Wednesday 27 January 2016

Avocado Hummus

Ever wanted to know what a mix of guacamole and hummus tasted like? Well this is exactly it! It's dreamily smooth (but a little bit chunky here and there, because who wants a paste? That's just weird.) AND it's unbelievably creamy thanks to the avo, also making it incredibly light.

It seems to be that this is just the start of my hummus experimentation thing'y. After reaching out my hummus horizons by searching for alternative flavourings, I had no idea that there were so many possibilities. Wild garlic & rosemary, kale, parmesan, basil pesto, red pepper (well that one is obvious) but you get the gist... lots and lots of add ins to make hummus that bit different and interesting once again.

I have to confess, I was a bit confused at first whether to cook my chickpeas or not. I read up on the internet that I needed to soak my chickpeas (garbanzo beans if you're American) the night before...yet, I had a can which stored them in water?! They also weren't cooked (I don't know if you can buy cooked chickpeas that are canned in the U.S, but here I can't seem to find that convenience.) So, after much deliberation and thought, I decided it would be best to boil to make them till soft, making for a smoother hummus. And where I slipped up on my last hummus efforts. 

Anyways, I soaked the chickpeas overnight in twice the volume of water and the next day I rinsed and boiled for about 1 hour. After that time they seemed perfectly squishable between two fingers and so I knew they were done! 

Then... after a bit of unnecessary stirring (I can't help myself), I noticed the skins were coming off. What to do!!?? Sit and tediously peel off every single one or leave it...   Well, I don't think I peeled them all off but I certainly did quite a lot. Is it worth it? Yes, I believe it is. For the texture was insanely good and so for the added 10 minutes  - yeah. 

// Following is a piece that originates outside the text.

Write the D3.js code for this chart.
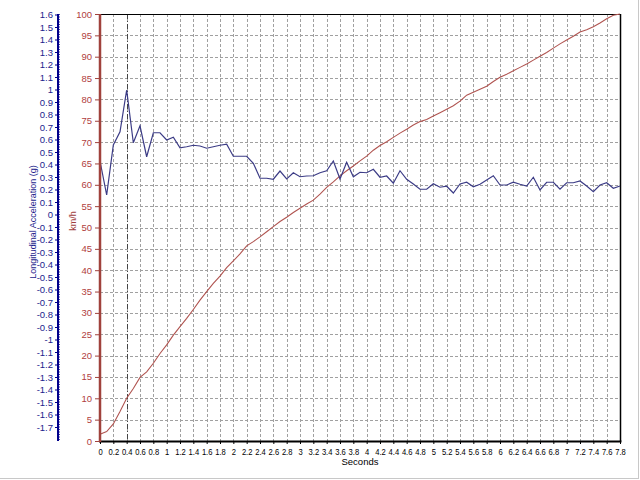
<!DOCTYPE html>
<html><head><meta charset="utf-8">
<script src="https://cdn.jsdelivr.net/npm/d3@7"></script>
<style>body{margin:0;background:#fff}svg{display:block;font-family:"Liberation Sans",Arial,sans-serif}</style>
</head><body><svg id="c" width="640" height="480"></svg>
<script>
const times = [0,0.1,0.2,0.3,0.4,0.5,0.6,0.7,0.8,0.9,1,1.1,1.2,1.3,1.4,1.5,1.6,1.7,1.8,1.9,2,2.1,2.2,2.3,2.4,2.5,2.6,2.7,2.8,2.9,3,3.1,3.2,3.3,3.4,3.5,3.6,3.7,3.8,3.9,4,4.1,4.2,4.3,4.4,4.5,4.6,4.7,4.8,4.9,5,5.1,5.2,5.3,5.4,5.5,5.6,5.7,5.8,5.9,6,6.1,6.2,6.3,6.4,6.5,6.6,6.7,6.8,6.9,7,7.1,7.2,7.3,7.4,7.5,7.6,7.7,7.8];
const accelG = [0.428,0.156,0.556,0.662,0.996,0.574,0.710,0.462,0.654,0.654,0.596,0.618,0.534,0.542,0.554,0.548,0.530,0.542,0.554,0.562,0.466,0.466,0.466,0.410,0.290,0.290,0.282,0.348,0.284,0.334,0.302,0.308,0.310,0.334,0.350,0.428,0.284,0.418,0.302,0.338,0.334,0.362,0.298,0.308,0.250,0.350,0.282,0.244,0.202,0.202,0.246,0.218,0.226,0.172,0.244,0.258,0.222,0.242,0.276,0.310,0.236,0.236,0.258,0.242,0.228,0.298,0.196,0.258,0.258,0.202,0.254,0.254,0.268,0.228,0.182,0.236,0.254,0.210,0.228];
const speedKmh = [1.6,2.2,4.0,6.9,10.0,12.3,14.9,16.2,18.2,20.5,22.5,24.8,26.8,28.7,30.8,33.0,35.0,36.9,38.6,40.6,42.2,43.8,45.7,46.7,47.8,49.0,50.2,51.4,52.4,53.5,54.5,55.5,56.4,57.8,59.4,60.7,62.1,63.3,64.4,65.6,66.7,68.1,69.2,70.1,71.1,72.1,73.0,74.0,74.8,75.3,76.1,76.9,77.7,78.5,79.6,81.0,81.7,82.4,83.1,84.2,85.2,85.9,86.7,87.5,88.3,89.2,90.1,91.0,92.0,93.0,93.9,94.8,95.8,96.3,97.0,97.9,98.9,99.7,100];
const xTicks = [0,0.2,0.4,0.6,0.8,1,1.2,1.4,1.6,1.8,2,2.2,2.4,2.6,2.8,3,3.2,3.4,3.6,3.8,4,4.2,4.4,4.6,4.8,5,5.2,5.4,5.6,5.8,6,6.2,6.4,6.6,6.8,7,7.2,7.4,7.6,7.8];
const speedTicks = [0,5,10,15,20,25,30,35,40,45,50,55,60,65,70,75,80,85,90,95,100];
const gTicks = [-1.7,-1.6,-1.5,-1.4,-1.3,-1.2,-1.1,-1,-0.9,-0.8,-0.7,-0.6,-0.5,-0.4,-0.3,-0.2,-0.1,0,0.1,0.2,0.3,0.4,0.5,0.6,0.7,0.8,0.9,1,1.1,1.2,1.3,1.4,1.5,1.6];
const cursorTime = 0.4;
const xTitle = "Seconds", speedTitle = "km/h", gTitle = "Longitudinal Acceleration (g)";

const L = 100, R = 620, T = 14, B = 441;
const svg = d3.select("#c");
const x = d3.scaleLinear().domain([0, 7.8]).range([L, R]);
const yS = d3.scaleLinear().domain([0, 100]).range([B, T]);
const yG = d3.scaleLinear().domain([-1.812, 1.604]).range([B, T]);
const fmt = d => d3.format("~g")(d).replace("\u2212", "-");
const FONT = '"Liberation Sans",Arial,sans-serif';

// outer panel edges
svg.append("line").attr("x1",0).attr("x2",638).attr("y1",478.5).attr("y2",478.5).attr("stroke","#c8c8c8");
svg.append("line").attr("x1",638.5).attr("x2",638.5).attr("y1",0).attr("y2",479).attr("stroke","#c8c8c8");

// grid
const grid = svg.append("g").attr("stroke","#a0a0a0").attr("stroke-dasharray","3,2").attr("stroke-width",1);
xTicks.filter(d => d > 0 && d < 7.8).forEach(d => {
  grid.append("line").attr("x1", Math.round(x(d))+0.5).attr("x2", Math.round(x(d))+0.5).attr("y1", T).attr("y2", B);
});
speedTicks.filter(d => d > 0 && d < 100).forEach(d => {
  grid.append("line").attr("x1", L).attr("x2", R).attr("y1", Math.round(yS(d))+0.5).attr("y2", Math.round(yS(d))+0.5);
});

// cursor line
svg.append("line").attr("x1", Math.round(x(cursorTime))+0.5).attr("x2", Math.round(x(cursorTime))+0.5)
  .attr("y1", T).attr("y2", B).attr("stroke","#444").attr("stroke-dasharray","5,2,1,2");

// frame
svg.append("line").attr("x1",L).attr("x2",R+1).attr("y1",T+0.5).attr("y2",T+0.5).attr("stroke","#000");
svg.append("line").attr("x1",R+0.5).attr("x2",R+0.5).attr("y1",T).attr("y2",B).attr("stroke","#000").attr("stroke-width",1.5);

// data lines
const lineS = d3.line().x((d,i) => x(times[i])).y(d => yS(d));
const lineG = d3.line().x((d,i) => x(times[i])).y(d => yG(d));
svg.append("path").attr("d", lineS(speedKmh)).attr("fill","none").attr("stroke","#b05450").attr("stroke-width",1.1);
svg.append("path").attr("d", lineG(accelG)).attr("fill","none").attr("stroke","#3c3c86").attr("stroke-width",1.2);

// bottom axis
const xAxis = svg.append("g").attr("transform",`translate(0,${B})`)
  .call(d3.axisBottom(x).tickValues(xTicks).tickFormat(fmt).tickSize(3).tickPadding(4));
xAxis.select(".domain").remove();
xAxis.selectAll("text").attr("font-size", 9.5).attr("fill","#000").attr("font-family",FONT)
  .attr("textLength", function(){ return this.getComputedTextLength() * 0.8; }).attr("lengthAdjust","spacingAndGlyphs");
xAxis.selectAll("line").attr("stroke","#000");
svg.append("line").attr("x1",L-1).attr("x2",R+1.5).attr("y1",B+0.5).attr("y2",B+0.5).attr("stroke","#000").attr("stroke-width",2.2);
svg.append("text").attr("x",360).attr("y",465).attr("text-anchor","middle").attr("font-size",9.5).text(xTitle);

// speed axis
const sAxis = svg.append("g").attr("transform",`translate(${L},0)`)
  .call(d3.axisLeft(yS).tickValues(speedTicks).tickFormat(fmt).tickSize(5).tickPadding(3));
sAxis.select(".domain").remove();
sAxis.selectAll("text").attr("font-size", 9.5).attr("fill","#b04040").attr("font-family",FONT);
sAxis.selectAll("line").attr("stroke","#a0423c");
svg.append("line").attr("x1",L).attr("x2",L).attr("y1",T).attr("y2",B+1).attr("stroke","#a0423c").attr("stroke-width",2.5);
svg.append("text").attr("transform","translate(76,221) rotate(-90)").attr("text-anchor","middle")
  .attr("font-size",9).attr("fill","#a03c3c").text(speedTitle);

// acceleration axis
const gAxis = svg.append("g").attr("transform",`translate(58,0)`)
  .call(d3.axisLeft(yG).tickValues(gTicks).tickFormat(fmt).tickSize(3).tickPadding(2));
gAxis.select(".domain").remove();
gAxis.selectAll("text").attr("font-size", 9.5).attr("fill","#1c1c8c").attr("font-family",FONT);
gAxis.selectAll("line").attr("stroke","#00008b");
svg.append("line").attr("x1",58).attr("x2",58).attr("y1",T).attr("y2",B).attr("stroke","#00008b").attr("stroke-width",2);
svg.append("line").attr("x1",59.5).attr("x2",59.5).attr("y1",T).attr("y2",B).attr("stroke","#4848b0").attr("stroke-width",1).attr("stroke-dasharray","1,1.5");
svg.append("text").attr("transform","translate(36,222) rotate(-90)").attr("text-anchor","middle")
  .attr("font-size",9).attr("fill","#1c1c8c").text(gTitle);
</script></body></html>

I like to serve with pita pieces, a drizzle of olive oil, extra slices of avocado, a few crispy chickpeas that were leftover for added crunch and of course a leafy green coriander garnish. 
You ask how long does it last? About 3-4 days refrigerated in an airtight container, and it doesn't go brown with the added acidity of the lemon & lime in the hummus - thankfully. It makes a hearty few portions so would be great served the next day for lunch on a rye bread smoked salmon sandwich!

Avocado  Hummus


240g drained can of chickpeas (garbanzo beans)
1 ripe avocado, sliced
2-3 tbsp tahini, depending on how strong you like it
½ lime, juiced
½ lemon, juiced
a handful of fresh coriander leaves
3 garlic cloves, peeled
pinch of salt and pepper
60ml extra virgin olive oil
pinch of paprika
2 tsp natural yoghurt


If you have uncooked chickpeas, soak them overnight in twice the volume of cold water. 
Drain, rinse well and put into a large pan. Cover with cold water and bring to the boil. Turn down the heat to a gentle simmer and cook for about 1-3 hours depending on how soft they are. Add more water to the pan if necessary so it doesn't boil dry. You should be able to squish a chickpea between your fingers and the skin peels away. 

Leave the chickpeas to cool in the water, drain well reserving about 1 tsp of the water for later. Take off any skins from the chickpeas that you can see peeling away. To make the hummus, put all the ingredients into a food processor reserving a few chickpeas for garnish. Whizz away until smooth and creamy, you may want to add the 1 tsp of cooking water to slacken the mixture down. Season with salt, pepper and paprika to taste. 

To serve, top hummus with fresh sliced avocado, chopped coriander, a drizzle of olive oil and dry fried chickpeas till crisp.